Work to do => Search the material for the word "chart" and report each line where it turns up.

Data lines =>
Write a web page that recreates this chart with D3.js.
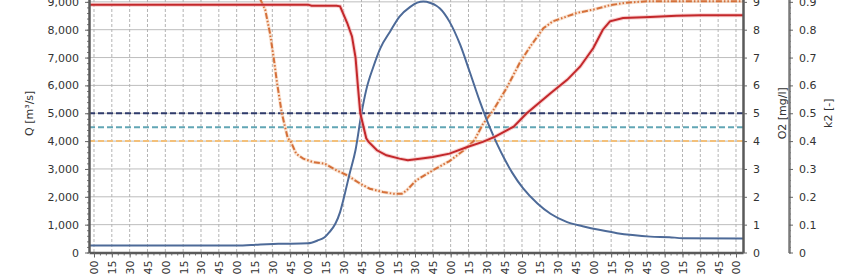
<!DOCTYPE html>
<html>
<head>
<meta charset="utf-8">
<script src="https://cdn.jsdelivr.net/npm/d3@7"></script>
<style>
  body { margin: 0; background: #fff; }
  svg text { font-family: "DejaVu Sans", Verdana, sans-serif; fill: #333; }
</style>
</head>
<body>
<div id="chart-div"></div>
<script>
// time is minutes from the first tick
const qTime  = [-5, 120, 140, 155, 180, 188, 194, 198, 203, 207, 211, 215, 220, 225, 229, 235, 241, 249, 257, 266, 272, 277, 283, 288, 291, 299, 308, 316, 325, 333, 339, 346, 352, 361, 373, 384, 398, 411, 426, 440, 453, 468, 484, 495, 546]
const qValue = [250, 250, 290, 310, 330, 430, 550, 730, 1030, 1450, 2110, 2830, 3680, 5000, 5840, 6670, 7350, 7930, 8470, 8820, 8970, 9010, 8960, 8860, 8760, 8290, 7460, 6490, 5370, 4480, 3900, 3300, 2850, 2300, 1760, 1390, 1090, 945, 805, 695, 625, 570, 550, 515, 500]

const o2Time  = [-5, 180, 183, 204, 207, 213, 217, 220, 222, 224, 229, 231, 238, 246, 257, 264, 274, 285, 299, 314, 327, 337, 353, 364, 384, 398, 409, 420, 428, 434, 445, 468, 490, 510, 546]
const o2Value = [8.9, 8.9, 8.86, 8.86, 8.84, 8.24, 7.76, 7.0, 5.96, 5.0, 4.1, 3.97, 3.67, 3.49, 3.37, 3.31, 3.37, 3.43, 3.55, 3.79, 3.97, 4.15, 4.52, 5.0, 5.72, 6.2, 6.68, 7.34, 8.0, 8.3, 8.42, 8.46, 8.5, 8.52, 8.52]

const k2Time  = [-5, 128, 140, 144, 148, 151, 154, 158, 163, 165, 170, 176, 184, 194, 204, 213, 224, 232, 243, 252, 259, 263, 271, 285, 299, 311, 320, 327, 336, 347, 358, 367, 378, 386, 406, 420, 434, 448, 465, 546]
const k2Value = [0.97, 0.97, 0.908, 0.872, 0.788, 0.704, 0.608, 0.5, 0.41, 0.403, 0.355, 0.337, 0.325, 0.319, 0.295, 0.277, 0.247, 0.229, 0.217, 0.211, 0.211, 0.223, 0.259, 0.295, 0.328, 0.367, 0.403, 0.46, 0.512, 0.59, 0.68, 0.74, 0.805, 0.83, 0.86, 0.872, 0.888, 0.897, 0.902, 0.902]

const limitValues = [5000, 4500, 4000]
const minuteLabels = ["00", "15", "30", "45"]
const qTicks = d3.range(0, 9001, 1000)
const o2Ticks = d3.range(0, 10, 1)
const k2Ticks = d3.range(0, 10, 1).map(d => d / 10)
const timeTicks = d3.range(0, 541, 15)

//**********************************************************************************************
//                                      CONSTANTS
//**********************************************************************************************
const WIDTH = 855
const HEIGHT = 277
const PLOT_LEFT = 89
const PLOT_RIGHT = 743
const PLOT_TOP = -26
const PLOT_BOTTOM = 252.5
const K2_AXIS_X = 789

const limitColors = ["#2f3b6b", "#62a6b5", "#f3c07a"]

const svg = d3.select("#chart-div").append("svg")
    .attr("width", WIDTH)
    .attr("height", HEIGHT)

const x = d3.scaleLinear().domain([-4.2, 545.9]).range([PLOT_LEFT, PLOT_RIGHT])
const yQ = d3.scaleLinear().domain([0, 10000]).range([PLOT_BOTTOM, PLOT_TOP])
const yO2 = d3.scaleLinear().domain([0, 10]).range([PLOT_BOTTOM, PLOT_TOP])
const yK2 = d3.scaleLinear().domain([0, 1]).range([PLOT_BOTTOM, PLOT_TOP])

svg.append("clipPath").attr("id", "plot-clip")
    .append("rect")
    .attr("x", PLOT_LEFT).attr("y", PLOT_TOP)
    .attr("width", PLOT_RIGHT - PLOT_LEFT).attr("height", PLOT_BOTTOM - PLOT_TOP)

// grid
const grid = svg.append("g")
grid.selectAll(".hgrid").data(d3.range(1000, 10001, 1000)).enter().append("line")
    .attr("x1", PLOT_LEFT).attr("x2", PLOT_RIGHT)
    .attr("y1", d => yQ(d)).attr("y2", d => yQ(d))
    .style("stroke", "#bdbdbd").style("stroke-width", 1)
grid.selectAll(".vgrid").data(timeTicks).enter().append("line")
    .attr("x1", d => x(d)).attr("x2", d => x(d))
    .attr("y1", PLOT_TOP).attr("y2", PLOT_BOTTOM)
    .style("stroke", "#b4b4b4").style("stroke-width", 1)
    .style("stroke-dasharray", "3,2")

const plot = svg.append("g").attr("clip-path", "url(#plot-clip)")

// limit lines
plot.selectAll(".limit").data(limitValues).enter().append("line")
    .attr("x1", PLOT_LEFT).attr("x2", PLOT_RIGHT)
    .attr("y1", d => yQ(d)).attr("y2", d => yQ(d))
    .style("stroke", (d, i) => limitColors[i])
    .style("stroke-width", 2)
    .style("stroke-dasharray", "6,3")

const qLine = d3.line().x((d, i) => x(qTime[i])).y(d => yQ(d)).curve(d3.curveMonotoneX)
const o2Line = d3.line().x((d, i) => x(o2Time[i])).y(d => yO2(d))
const k2Line = d3.line().x((d, i) => x(k2Time[i])).y(d => yK2(d))

plot.append("path").datum(k2Value)
    .attr("d", k2Line)
    .style("fill", "none").style("stroke", "#f6c9a8").style("stroke-width", 3.5).style("opacity", 0.5)
plot.append("path").datum(k2Value)
    .attr("d", k2Line)
    .style("fill", "none").style("stroke", "#d5703a").style("stroke-width", 2)
    .style("stroke-dasharray", "6,2,1.5,2,1.5,2")

plot.append("path").datum(qValue)
    .attr("d", qLine)
    .style("fill", "none").style("stroke", "#4d6a98").style("stroke-width", 2)

plot.append("path").datum(o2Value)
    .attr("d", o2Line)
    .style("fill", "none").style("stroke", "#f4b0b0").style("stroke-width", 4).style("opacity", 0.6)
plot.append("path").datum(o2Value)
    .attr("d", o2Line)
    .style("fill", "none").style("stroke", "#c3282b").style("stroke-width", 2)

// axes
function styleAxis(g){
    g.select(".domain").style("stroke", "#5a5a5a").style("stroke-width", 2.5)
    g.selectAll(".tick line").style("stroke", "#666")
    g.selectAll("text").style("font-size", "11px").style("fill", "#333")
}

const leftMinor = svg.append("g").attr("transform", `translate(${PLOT_LEFT},0)`)
    .call(d3.axisLeft(yQ).tickValues(d3.range(0, 10001, 200)).tickSize(2).tickFormat(""))
leftMinor.select(".domain").remove()
leftMinor.selectAll("line").style("stroke", "#777")

const leftAxis = svg.append("g").attr("transform", `translate(${PLOT_LEFT},0)`)
    .call(d3.axisLeft(yQ).tickValues(qTicks).tickFormat(d3.format(",")).tickSize(4).tickPadding(6).tickSizeOuter(0))
styleAxis(leftAxis)

const bottomMinor = svg.append("g").attr("transform", `translate(0,${PLOT_BOTTOM})`)
    .call(d3.axisBottom(x).tickValues(d3.range(0, 541, 5)).tickSize(3).tickFormat(""))
bottomMinor.select(".domain").remove()
bottomMinor.selectAll("line").style("stroke", "#777")

const bottomAxis = svg.append("g").attr("transform", `translate(0,${PLOT_BOTTOM})`)
    .call(d3.axisBottom(x).tickValues(timeTicks).tickSize(5).tickSizeOuter(0)
        .tickFormat((d, i) => minuteLabels[i % 4]))
styleAxis(bottomAxis)
bottomAxis.selectAll("text")
    .attr("transform", "rotate(-90)")
    .attr("text-anchor", "end")
    .attr("x", -8).attr("y", 0).attr("dy", "0.35em")

const o2Axis = svg.append("g").attr("transform", `translate(${PLOT_RIGHT},0)`)
    .call(d3.axisRight(yO2).tickValues(o2Ticks).tickSize(4).tickPadding(6).tickSizeOuter(0))
styleAxis(o2Axis)

const k2Minor = svg.append("g").attr("transform", `translate(${K2_AXIS_X},0)`)
    .call(d3.axisRight(yK2).tickValues(d3.range(0, 101, 2).map(d => d / 100)).tickSize(2).tickFormat(""))
k2Minor.select(".domain").remove()
k2Minor.selectAll("line").style("stroke", "#777")

const k2Axis = svg.append("g").attr("transform", `translate(${K2_AXIS_X},0)`)
    .call(d3.axisRight(yK2).tickValues(k2Ticks).tickSize(4).tickPadding(6).tickSizeOuter(0)
        .tickFormat(d => d === 0 ? "0" : d3.format(".1f")(d)))
styleAxis(k2Axis)
k2Axis.select(".domain").style("stroke", "#7a7a7a")

// axis titles
const midY = (PLOT_TOP + PLOT_BOTTOM) / 2
const titles = [["Q [m³/s]", 29], ["O2 [mg/l]", 782], ["k2 [-]", 828]]
svg.selectAll(".title").data(titles).enter().append("text")
    .attr("transform", d => `translate(${d[1]},${midY}) rotate(-90)`)
    .attr("text-anchor", "middle")
    .attr("dy", "0.35em")
    .style("font-size", "11px")
    .text(d => d[0])
</script>
</body>
</html>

Finished task =>
Write a web page that recreates this chart with D3.js.
<div id="chart-div"></div>
const svg = d3.select("#chart-div").append("svg")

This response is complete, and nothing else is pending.